As ideias sobre a origem da vida na Terra são apresentadas com base em resultados recentes de experimentos em laboratório, além de descobertas sobre condições físico-químicas na fase pré-biótica. É discutida a possibilidade de existência de vida em outros corpos do Sistema Solar como Marte, Europa, Titã e Encelado e mostrado que sua detecção é muito difícil, mesmo com a análise de amostras in situ. Dado o imenso número de planetas iguais à Terra em zona estelar habitável da nossa galáxia, 4 bilhões, o palco mais promissor de procura de vida fora da Terra são os exoplanetas.
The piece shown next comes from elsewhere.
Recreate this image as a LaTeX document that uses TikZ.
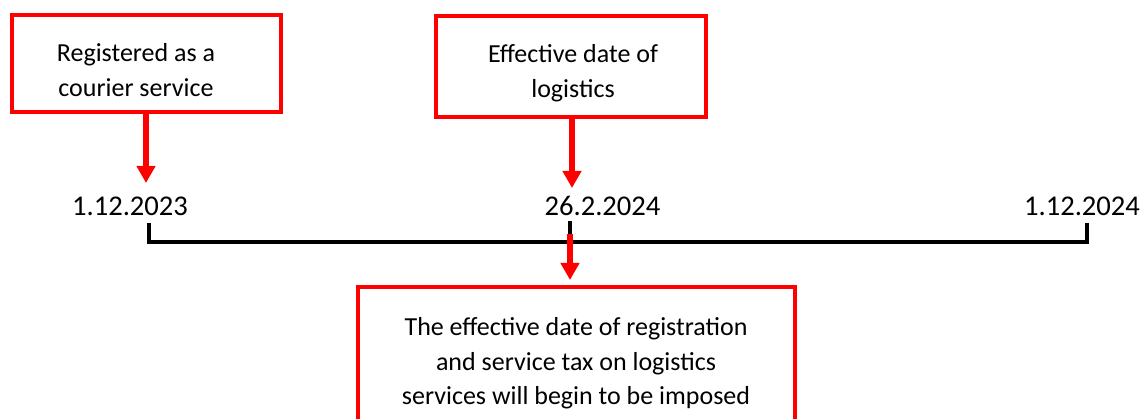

O tema do livro, na verdade, é “vida como a da Terra” no Universo. Ainda que o autor tenha se mantido dentro desse paradigma, que é o que a ciência permite, ele relata o que cientistas de renome escreveram sobre a existência de supercivilizações na nossa galáxia. Embora ainda não tenhamos sido contatados nem recebido visitas de ETs, a pergunta “estamos sós no Universo?” continua em pauta. Sobre essa saída do enquadre científico, vale lembrar que ideias de que existem planetas girando em torno de outras estrelas e que elas seriam outros sóis foram defendidas por pensadores ao longo de 20 séculos sem nenhuma base científica. Só recentemente acabaram sendo comprovadas e injetaram energia na ciência tradicional.

Augusto Damineli é professor titular do Instituto de Astronomia, Geofísica e Ciências Atmosféricas da Universidade de São Paulo (IAG-USP) e autor de Hubble: A expansão do Universo (Odysseus, 2003).